After
reading it, I was shocked! I believe it is a perfect collection of bad advice.
So bad and so perfect that I decided to write a “reaction” post about it and
express my view on the problem.
Here are my favourite quotes and comments:
They
must have the ability to steer the data science team carefully to make sure
that the team stays on track toward an eventually useful business solution.
This is very difficult if the managers don’t really understand the principles.
Managers need to be able to ask probing questions of a data scientist, who
often can get lost in technical details.
I believe this is an incredibly arrogant statement! What
data scientists need is not probing questions, but a clear vision about the
business needs (they can understand that, trust me). If one tries to
interrogate a data scientist, he will end up “dumbing it down for a 3-year-old”
and all the meaning will get lost. This is a way of a manager from Dilbert cartoons.
You
should learn either R or SAS, as they are the most
widely used programming languages by data scientists. Having the
intermediate skills in either of these languages will help you to communicate
confidently with data scientists.
So, in other words, managers are people, who are too dumb to
be employees.

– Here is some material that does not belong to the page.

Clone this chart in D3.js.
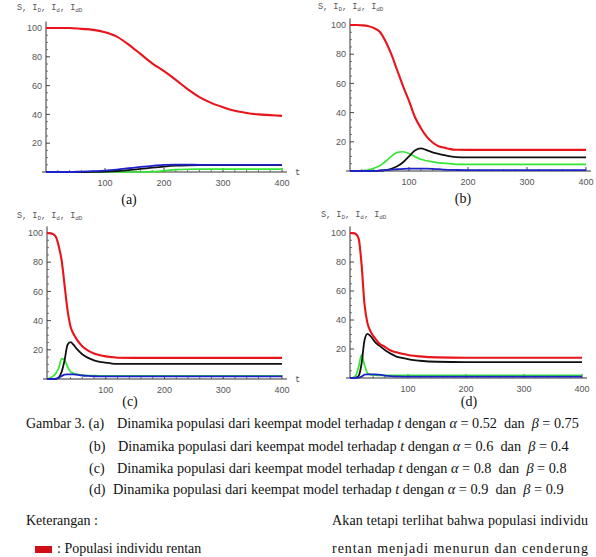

I expect from a manager to be professional in something (like,
actually, managing people!). Not just the ability to fake understanding and
confidence. Not just having intermediate skills to be able to communicate. If
you are going to be a data scientist, even manager, you will need to learn how
to code. And please, do it well. Maybe not ninja level, but enough to be able
to do some tasks well and to read the code of others.
Also, why only R or SAS? I would prefer manager to spend
time learning about different tools/languages/databases/etc. and their pros and
cons to be able to make proper decisions about architecture. Manager actually
could have some time to do that. J
For example, if the manager suspects that middle-aged
men living in San Francisco have some particular interesting churn behaviour,
they could compose a SQL query like this:SELECT * FROM CUSTOMERS WHERE AGE > 45
and SEX = ‘M and STATE = ‘ SANFRAN’
This example is greatly oversimplifying the whole thing. So
much that it can be misleading. It
makes the impression that such analysis is simple and has little depth to it. Data
science way in SQL is way different than what developers normally use.

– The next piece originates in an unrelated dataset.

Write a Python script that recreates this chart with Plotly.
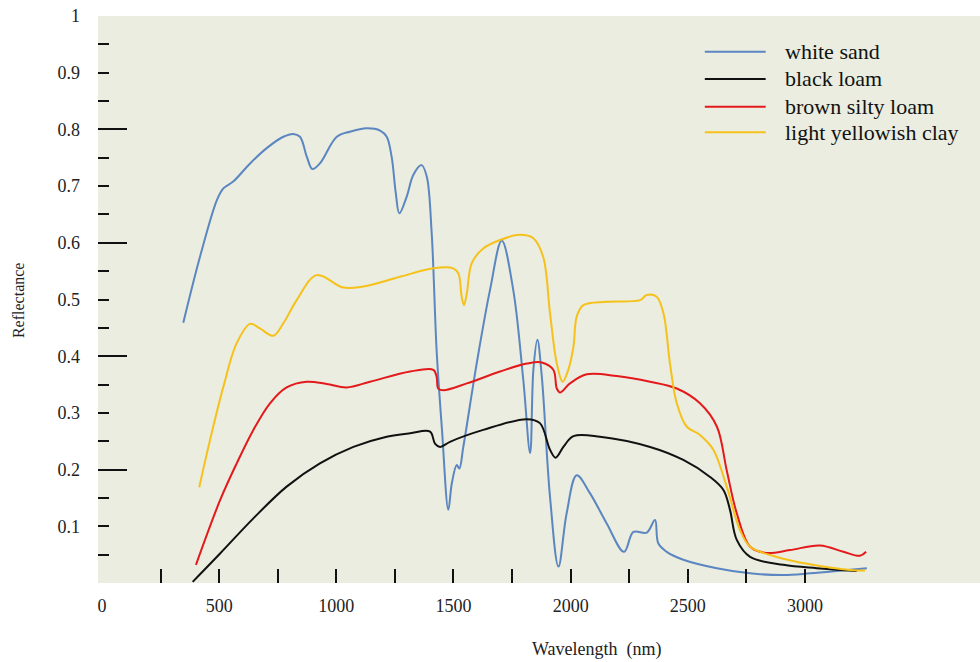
import plotly.graph_objects as go

# Reflectance spectra of four soils (wavelength in nm, reflectance 0-1)
white_sand_nm = [347, 418, 490, 518, 560, 632, 703, 774, 816, 845, 874, 898, 930, 1002,
                 1058, 1130, 1187, 1215, 1236, 1254, 1269, 1300, 1329, 1364, 1386, 1407,
                 1428, 1451, 1478, 1493, 1514, 1525, 1542, 1599, 1656, 1706, 1755, 1798,
                 1827, 1841, 1858, 1877, 1912, 1948, 1983, 2026, 2083, 2154, 2228, 2268,
                 2325, 2360, 2374, 2410, 2481, 2624, 2766, 2908, 3022, 3136, 3264]
white_sand = [0.459, 0.575, 0.675, 0.696, 0.708, 0.740, 0.767, 0.787, 0.792, 0.787, 0.752,
              0.730, 0.740, 0.787, 0.796, 0.802, 0.798, 0.787, 0.752, 0.687, 0.652, 0.681,
              0.720, 0.737, 0.717, 0.617, 0.411, 0.270, 0.129, 0.176, 0.208, 0.202, 0.240,
              0.387, 0.517, 0.604, 0.517, 0.358, 0.229, 0.376, 0.429, 0.364, 0.152, 0.029,
              0.123, 0.190, 0.158, 0.105, 0.055, 0.090, 0.089, 0.111, 0.070, 0.055, 0.041,
              0.026, 0.017, 0.014, 0.017, 0.021, 0.026]

black_loam_nm = [387, 504, 646, 788, 930, 1073, 1215, 1315, 1400, 1421, 1443, 1485, 1627,
                 1813, 1869, 1912, 1936, 1969, 2012, 2125, 2339, 2481, 2595, 2652, 2680,
                 2709, 2766, 2908, 3050, 3221]
black_loam = [0.002, 0.052, 0.114, 0.170, 0.211, 0.240, 0.258, 0.264, 0.267, 0.246, 0.240,
              0.249, 0.270, 0.289, 0.282, 0.235, 0.221, 0.240, 0.259, 0.258, 0.240, 0.217,
              0.187, 0.164, 0.129, 0.076, 0.046, 0.032, 0.026, 0.021]

brown_silty_loam_nm = [401, 504, 575, 646, 717, 788, 874, 959, 1044, 1144, 1315, 1414, 1428,
                       1435, 1457, 1557, 1699, 1813, 1877, 1926, 1941, 1955, 1997, 2069,
                       2197, 2339, 2453, 2552, 2624, 2666, 2709, 2766, 2837, 2936, 3064,
                       3164, 3235, 3261]
brown_silty_loam = [0.032, 0.146, 0.211, 0.270, 0.317, 0.345, 0.355, 0.351, 0.345, 0.355,
                    0.373, 0.376, 0.364, 0.343, 0.340, 0.352, 0.373, 0.387, 0.389, 0.376,
                    0.343, 0.336, 0.352, 0.368, 0.365, 0.355, 0.343, 0.317, 0.276, 0.199,
                    0.123, 0.064, 0.053, 0.058, 0.066, 0.055, 0.048, 0.055]

yellowish_clay_nm = [415, 461, 518, 575, 632, 674, 731, 774, 831, 916, 1030, 1115, 1272,
                     1414, 1499, 1521, 1535, 1545, 1557, 1578, 1627, 1699, 1784, 1841, 1883,
                     1912, 1941, 1966, 1990, 2012, 2026, 2054, 2154, 2296, 2325, 2367, 2396,
                     2424, 2453, 2495, 2552, 2609, 2666, 2723, 2766, 2880, 3022, 3192, 3256]
yellowish_clay = [0.169, 0.252, 0.346, 0.423, 0.457, 0.449, 0.436, 0.458, 0.499, 0.543,
                  0.521, 0.523, 0.540, 0.555, 0.555, 0.546, 0.505, 0.490, 0.511, 0.564,
                  0.590, 0.605, 0.614, 0.608, 0.575, 0.476, 0.387, 0.355, 0.376, 0.417,
                  0.470, 0.490, 0.496, 0.499, 0.508, 0.505, 0.476, 0.387, 0.317, 0.276,
                  0.261, 0.235, 0.170, 0.093, 0.064, 0.046, 0.033, 0.023, 0.022]

series_names = ["white sand", "black loam", "brown silty loam", "light yellowish clay"]
series_colors = ["#5b86c1", "#111111", "#e3191c", "#f6c11a"]

x_label_vals = [0, 500, 1000, 1500, 2000, 2500, 3000]
x_tick_vals = [250, 500, 750, 1000, 1250, 1500, 1750, 2000, 2250, 2500, 2750, 3000]
y_label_vals = [0.1, 0.2, 0.3, 0.4, 0.5, 0.6, 0.7, 0.8, 0.9, 1]
y_label_text = ["0.1", "0.2", "0.3", "0.4", "0.5", "0.6", "0.7", "0.8", "0.9", "1"]
y_minor_vals = [0.05, 0.1, 0.15, 0.2, 0.25, 0.3, 0.35, 0.4, 0.45, 0.5,
                0.55, 0.6, 0.65, 0.7, 0.75, 0.8, 0.85, 0.9, 0.95]
y_major_vals = [0.2, 0.4, 0.6, 0.8]

X_RANGE = [-17, 3747]
Y_RANGE = [0, 1]
SERIF = "Liberation Serif"
BG = "#eaeddf"

fig = go.Figure()
data = [(white_sand_nm, white_sand), (black_loam_nm, black_loam),
        (brown_silty_loam_nm, brown_silty_loam), (yellowish_clay_nm, yellowish_clay)]
for (xs, ys), name, color in zip(data, series_names, series_colors):
    fig.add_trace(go.Scatter(x=xs, y=ys, mode="lines", name=name, showlegend=False,
                             line=dict(color=color, width=2, shape="spline", smoothing=1.0)))

axis_common = dict(showgrid=False, zeroline=False, showline=False)
fig.update_layout(
    width=980, height=662,
    margin=dict(l=98, r=0, t=16, b=79),
    paper_bgcolor="white", plot_bgcolor=BG,
    font=dict(family=SERIF, color="#222222", size=18),
    xaxis=dict(range=X_RANGE, tickvals=x_label_vals, ticks="inside", ticklen=0,
               ticklabelstandoff=10, tickfont=dict(family=SERIF, size=18), **axis_common),
    xaxis2=dict(range=X_RANGE, overlaying="x", anchor="y", tickvals=x_tick_vals,
                ticks="inside", ticklen=14, tickwidth=2, tickcolor="#111111",
                showticklabels=False, **axis_common),
    yaxis=dict(range=Y_RANGE, tickvals=y_label_vals, ticktext=y_label_text,
               ticks="inside", ticklen=0, ticklabelstandoff=17,
               tickfont=dict(family=SERIF, size=18), **axis_common),
    yaxis2=dict(range=Y_RANGE, overlaying="y", anchor="x", side="left",
                tickvals=y_minor_vals, ticks="inside", ticklen=11, tickwidth=2,
                tickcolor="#111111", showticklabels=False, **axis_common),
    yaxis3=dict(range=Y_RANGE, overlaying="y", anchor="x", side="left",
                tickvals=y_major_vals, ticks="inside", ticklen=29, tickwidth=2,
                tickcolor="#111111", showticklabels=False, **axis_common),
)

# empty traces so the overlay axes are drawn
fig.add_trace(go.Scatter(x=[], y=[], xaxis="x2", yaxis="y2", showlegend=False))
fig.add_trace(go.Scatter(x=[], y=[], xaxis="x", yaxis="y3", showlegend=False))

# axis titles
fig.add_annotation(text="Wavelength  (nm)", xref="paper", yref="paper", x=0.566, y=-0.118,
                   showarrow=False, font=dict(family=SERIF, size=18, color="#222222"),
                   xanchor="center", yanchor="middle")
fig.add_annotation(text="Reflectance", xref="paper", yref="paper", x=-0.0907, y=0.499,
                   showarrow=False, textangle=-90,
                   font=dict(family=SERIF, size=16, color="#222222"),
                   xanchor="center", yanchor="middle")

# legend drawn as line samples with labels
legend_rows = [0.937, 0.889, 0.840, 0.795]
for name, color, ly in zip(series_names, series_colors, legend_rows):
    fig.add_shape(type="line", xref="paper", yref="paper", x0=0.688, x1=0.757, y0=ly, y1=ly,
                  line=dict(color=color, width=2))
    fig.add_annotation(text=name, xref="paper", yref="paper", x=0.777, y=ly,
                       showarrow=False, xanchor="left", yanchor="middle",
                       font=dict(family=SERIF, size=22, color="#111111"))

fig.write_html("out.html")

For that example, I would prefer the query that compares
“churn behavior” across various groups! So it’s a GROUP BY. Then you need a
metric of churn, suppose average lifespan of the user. Then you need to decide
how to account for users that didn’t churn yet. And you need to control for
sample size. Here is a query:
SELECT
SEX, STATE, IF(AGE>45,”>45”, “<=45”) as age1,
COUNT(1) as all_users,
COUNT(quit) as churned_users,
AVG(IF(quit IS NOT NULL, DATE_DIFF(quit, join), NULL)) as
avg_lifespan_churned,
AVG(IF(quit IS NULL, DATE_DIFF(NOW(), join), NULL)) as avg_lifespan_live
FROM CUSTOMERS
GROUP BY SEX, STATE, age1
And this is
still a fake example that is greatly oversimplified.
To
understand data science, one must also know the basics of hypothesis testing
and experiment-design to comprehend the meaning and context of the data.
This is
obsolete statistics! P-values are crap! Just read something from this guy - http://andrewgelman.com/. Bayesians are taking over, and it should be mentioned at least.
Visualization
wise, it can be immensely helpful to be familiar with data visualization tools
like ggplot and d3.js.
Why just those two? Better know the market!
A
data science manager will know the basic machine learning techniques like regression, clustering, SVM,
decision trees, etc. They will also understand how these concepts are applied
to real world big data problems.
The same here. Better do research
on who is using what and why. There are tons of algorithms. And data scientists
tend to favor the ones they already worked with. Learn from people who tried
solving similar problems and tried many techniques already. This would be
useful and requires strong desk analysis and networking skills, so MBAs a
welcome.
If
“profitable” can be defined clearly based on existing data, this is a
straightforward database query.
I would point out that ETL
(collecting, cleaning and preparing data in all ways) is 90% of the work. It is
a task that is never done well and always stays the major challenge. The manager
needs to plan for that.
Enough ranting! How to do it
right:
- If you are a manager – be a
really good one. Who not only translates from one “language” to another but
also empowers, changes people outside into data users and data scientists into
active implementers.
- Be a really good specialist in
something! Hands-on specialist. You never can master everything. Probably
statistical inference is closest to the business. Leave ML, ETL, DBA to pros. J
- Remember about the bigger picture.
Where is your “Digital Manager” in the marketing department? I guess nowhere to
be found. Used to be a hot role, but now digital has taken over. CMO is that
manager now. Programmatic is a new silo in the marketing department, btw. The
same will happen with Data Science. People are realizing now that making
decisions with data is better than with gut feeling and data will soon take
over all decision making in the companies. Every manager will be a data science
manager. Manager of marketing data scientists, product data scientists, finance
data scientists, HR data scientists, etc. We are on the big trip right now!